“It’s like taking a nursing course all over again, but this time, in Japanese.”
That is what Filipino nurses here told Labor Secretary Rosalinda Baldoz when they met on Sunday and asked the labor chief for help in hurdling the national nursing board exams of Japan.
Baldoz said she met with six nurses and five caregivers who came here under the Japan-Philippines Economic Partnership Agreement (Jpepa), and they asked for help because the board exams were in Japanese and “were really very difficult.”
“They asked for assistance in their review and suggested that we negotiate (with the Japanese) to find ways to make the exams easier. They said the exams were really very difficult,” Baldoz said in an interview.
“They said it was like studying again, but this time using the Japanese language,” she added.
Baldoz is in Japan to attend the International Labor Organization’s 15th Asia and the Pacific Regional Meeting (APRM), which will discuss jobs protection and economic growth amid the global financial crisis.
Baldoz said the government would raise the issue when Japan and the Philippines review the Jpepa next month.
“That’s one area we will take up in January when we have the negotiations in Manila. We will be looking into areas for improvement and that is one of the things we will check,” Baldoz said.

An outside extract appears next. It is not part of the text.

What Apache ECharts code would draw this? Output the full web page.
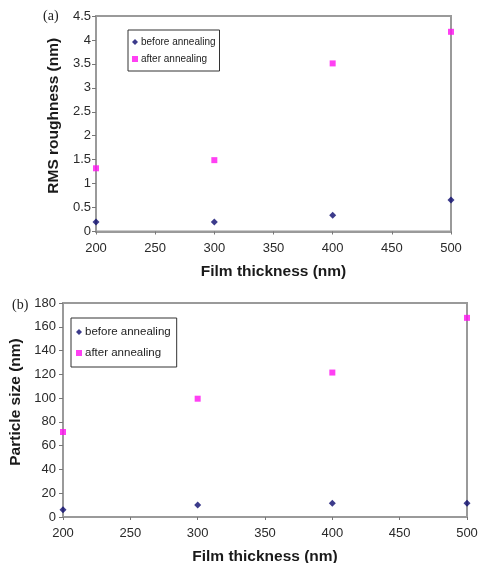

“The Philippine embassy here will also send some communication and I will have all of this reviewed,” she added.
Baldoz said there was already an initiative to translate the most recent Japanese board exams into English so that this could serve as a reviewer for the Filipino nurses.
“They really need this because they find the exams difficult since it’s in Japanese. They can’t understand it. You have to study Japanese for a long time to be adept at using it,” she said.
Sent back to Philippines
Under Jpepa, 1,000 Filipino nurses and caregivers are supposed to be sent to Japan to help care for its aging population. The nurses are given three years to study for their exams while working as “nursing trainees.” Those who fail are sent back to the Philippines.
As of May 2011—or nearly five years after the Jpepa was signed and nearly three years after it was ratified by the Philippine Senate—only two Filipino nurses have passed the licensure exam for nursing while 229 caregivers have been allowed to work here.
“When it comes to (the) salaries (of the nursing trainees), there is no problem. They say they still get a net of P40,000. It depends on the institutions but some of them also get free lodging and food,” Baldoz said.
She said the nurses and caregivers she met were mostly from Cotabato, Zamboanga and Bohol. The rest were from Luzon.